Reviewer 1

Subject Appropriateness of the Manuscript

The topic of this manuscript falls within the scope of Journal of Obesity

Recommendation

Reject (Paper is not of sufficient quality or novelty to be published in this Journal)

Comments

The aim of this study was to examine factors predicting weight gain on chow, a synthetic control diet, and a synthetic HFD in C57BL6/J mice. The authors report larger variation in weight gain in mice on HFD that was not present in leptin deficit models, that was unrelated to animal dominance. Weight gain was inversely related to pre-diet weight loss in response to a 16hour fast, please rationale why this was tested as a predictive factor in the introduction. Weight gain was not related to the measured appetite and glucoregulatory hormonal factors. There are a lot of small errors and omissions in this work throughout that require attention. I found some of the figures a bit confusing and don’t understand why some figures are supplementary and others are not.

Comments

  • Table 1 - the percentages given as fat, CHO and protein do not add up to 100% (67% for chow, 89 and 91% for CD and HFD so this leads me to believe that it is by weight with fibre missing from the calculation? But I cannot compute how a 45% fat by weight diet is only 0.7kcals/g less than the 5% by weight fat diet. Please check.
  • I disagree that a high fat content specifically causes weight gain, even if the calculations from table 1 are correct and there was no difference in energy intakes. Activity levels of mice were not assessed and so this claim should be removed.
  • Why was a 16h fast chosen? This should be discussed, this is prolonged and likely induces some stress, could stress susceptibility be a factor related to weight gain? Can cortisol be assessed?
  • Do the investigators consider that fasting levels of gut related peptides and one refed timpoint is sufficient for proper assessment of appetite related factors? Please discuss. Please clarify the re-fed time taken in the methodology.
  • I am confused between cohorts 3-6 given in Figure S1 and Cohorts 1-4 in the text please reconcile. Since HFD animals gained more at one location than the other, I do not think it is appropriate to combine these. Do the results hold when HFD groups are separated into cohorts by location? Could this be reason for variability in weight gain on HFD? I am not sure what is meant by “minimal variation across cohorts”? From the figure to me it looks as if there is considerable variation across the HFD cohorts, but within the same cohort is smaller variation?
  • Please also provide data as to all relationships between WL by fasting when given in grams rather than as % in Figure 3, do these results hold? Why were there 3 fasting weight loss periods reported in Figure 3A? This was only done twice 12 weeks apart? There were also 2 outliers, did results include these individuals? Figure 3B can be deleted.
  • The last 3 paragraphs of the results section could be shortened to one.
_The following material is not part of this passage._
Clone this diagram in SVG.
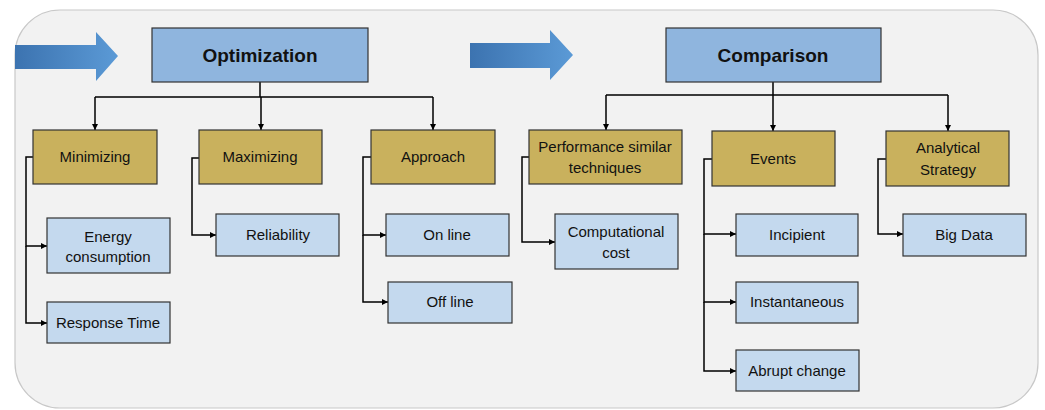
<svg xmlns="http://www.w3.org/2000/svg" width="1045" height="410" viewBox="0 0 1045 410">
<defs>
<linearGradient id="ag" x1="0" y1="0" x2="1" y2="0">
<stop offset="0" stop-color="#3c73b0"/>
<stop offset="1" stop-color="#5b9ad6"/>
</linearGradient>
<marker id="ah" viewBox="0 0 10 10" refX="10" refY="5" markerWidth="6" markerHeight="6" markerUnits="userSpaceOnUse" orient="auto">
<path d="M0,0 L10,5 L0,10 z" fill="#000"/>
</marker>
<style>
.top{fill:#8fb5de;stroke:#333;stroke-width:1.2}
.mid{fill:#c9b15d;stroke:#333;stroke-width:1.2}
.leaf{fill:#c4d9ee;stroke:#333;stroke-width:1.2}
text{font-family:"Liberation Sans",Arial,sans-serif;font-size:15px;fill:#111;text-anchor:middle}
.tt{font-size:19px;font-weight:bold}
.c{fill:none;stroke:#000;stroke-width:1.5}
</style>
</defs>
<rect x="15" y="10" width="1023" height="398" rx="45" ry="45" fill="#f2f2f2" stroke="#c8c8c8" stroke-width="1.2"/>
<g id="arrows">
<path d="M15,45 H96 V32 L118,56 L96,81 V69 H15 z" fill="url(#ag)"/>
<path d="M470,43 H550 V30 L573,55 L550,80 V68 H470 z" fill="url(#ag)"/>
</g>
<g id="connectors">
<path class="c" d="M260,82 V97 M95,97 H433"/>
<path class="c" d="M95,97 V130" marker-end="url(#ah)"/>
<path class="c" d="M261,97 V130" marker-end="url(#ah)"/>
<path class="c" d="M433,97 V130" marker-end="url(#ah)"/>
<path class="c" d="M773,82 V95 M606,95 H948"/>
<path class="c" d="M606,95 V130" marker-end="url(#ah)"/>
<path class="c" d="M773,95 V131" marker-end="url(#ah)"/>
<path class="c" d="M948,95 V131" marker-end="url(#ah)"/>
<path class="c" d="M33,157 H26 V246 H47" marker-end="url(#ah)"/>
<path class="c" d="M26,246 V323 H47" marker-end="url(#ah)"/>
<path class="c" d="M199,158 H192 V235 H216" marker-end="url(#ah)"/>
<path class="c" d="M371,157 H363 V235 H386" marker-end="url(#ah)"/>
<path class="c" d="M363,235 V302 H388" marker-end="url(#ah)"/>
<path class="c" d="M529,157 H522 V242 H555" marker-end="url(#ah)"/>
<path class="c" d="M712,159 H704 V234 H736" marker-end="url(#ah)"/>
<path class="c" d="M704,234 V302 H736" marker-end="url(#ah)"/>
<path class="c" d="M704,302 V371 H736" marker-end="url(#ah)"/>
<path class="c" d="M886,159 H878 V234 H903" marker-end="url(#ah)"/>
</g>
<g id="optimization"><rect class="top" x="152" y="28" width="216" height="54"/><text class="tt" x="260" y="62">Optimization</text></g>
<g id="comparison"><rect class="top" x="666" y="28" width="215" height="54"/><text class="tt" x="773" y="62">Comparison</text></g>
<g id="minimizing"><rect class="mid" x="33" y="130" width="124" height="54"/><text x="95" y="162">Minimizing</text></g>
<g id="maximizing"><rect class="mid" x="199" y="130" width="123" height="54"/><text x="260" y="162">Maximizing</text></g>
<g id="approach"><rect class="mid" x="371" y="130" width="124" height="54"/><text x="433" y="162">Approach</text></g>
<g id="performance"><rect class="mid" x="529" y="130" width="153" height="54"/><text x="605" y="152">Performance similar</text><text x="605" y="173">techniques</text></g>
<g id="events"><rect class="mid" x="712" y="131" width="123" height="55"/><text x="773" y="164">Events</text></g>
<g id="analytical"><rect class="mid" x="886" y="131" width="123" height="55"/><text x="948" y="153">Analytical</text><text x="948" y="175">Strategy</text></g>
<g id="energy"><rect class="leaf" x="47" y="218" width="123" height="55"/><text x="108" y="242">Energy</text><text x="108" y="262">consumption</text></g>
<g id="response"><rect class="leaf" x="47" y="302" width="123" height="41"/><text x="108" y="328">Response Time</text></g>
<g id="reliability"><rect class="leaf" x="216" y="214" width="123" height="42"/><text x="278" y="240">Reliability</text></g>
<g id="online"><rect class="leaf" x="386" y="214" width="123" height="42"/><text x="447" y="240">On line</text></g>
<g id="offline"><rect class="leaf" x="388" y="282" width="124" height="41"/><text x="450" y="307">Off line</text></g>
<g id="computational"><rect class="leaf" x="555" y="214" width="123" height="55"/><text x="616" y="237">Computational</text><text x="616" y="258">cost</text></g>
<g id="incipient"><rect class="leaf" x="736" y="214" width="122" height="42"/><text x="797" y="240">Incipient</text></g>
<g id="instantaneous"><rect class="leaf" x="736" y="282" width="122" height="41"/><text x="797" y="307">Instantaneous</text></g>
<g id="abrupt"><rect class="leaf" x="736" y="350" width="123" height="41"/><text x="797" y="376">Abrupt change</text></g>
<g id="bigdata"><rect class="leaf" x="903" y="214" width="123" height="42"/><text x="964" y="240">Big Data</text></g>
</svg>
Please clarify the relative contribution of fasting response and diet to weight gain.
  • Please be consistent with terminology utilising NCD or “chow”
  • Why use “trend” to described the reduction in food intake, this P was <0.05?
  • Figure 3B doesn’t match the listed figure should be 1C and 1D? Figures 2 is not significant and could be removed. Why were NCD not included on Figure 4? Data is not split in SFig2 for hormone/diet differences but is stated in the results section. Please include or remove entirely.

Reviewer 2

Subject Appropriateness of the Manuscript

The topic of this manuscript falls within the scope of Journal of Obesity

Recommendation

Reject (Paper is seriously flawed; do not encourage resubmission.)

Comments

In this manuscript the authors have described the physiological effects of dietary manipulation in a common inbred strain of laboratory mice. The aim of this study was to control the genetic background, environment and diet of these laboratory animals as closely as possible in order to assess the amount of variability that is not due to genetic differences. Although this work is compare different genetic mouse, the data presented are not novel and some results are not consistent with the conclusive statements of the Authors.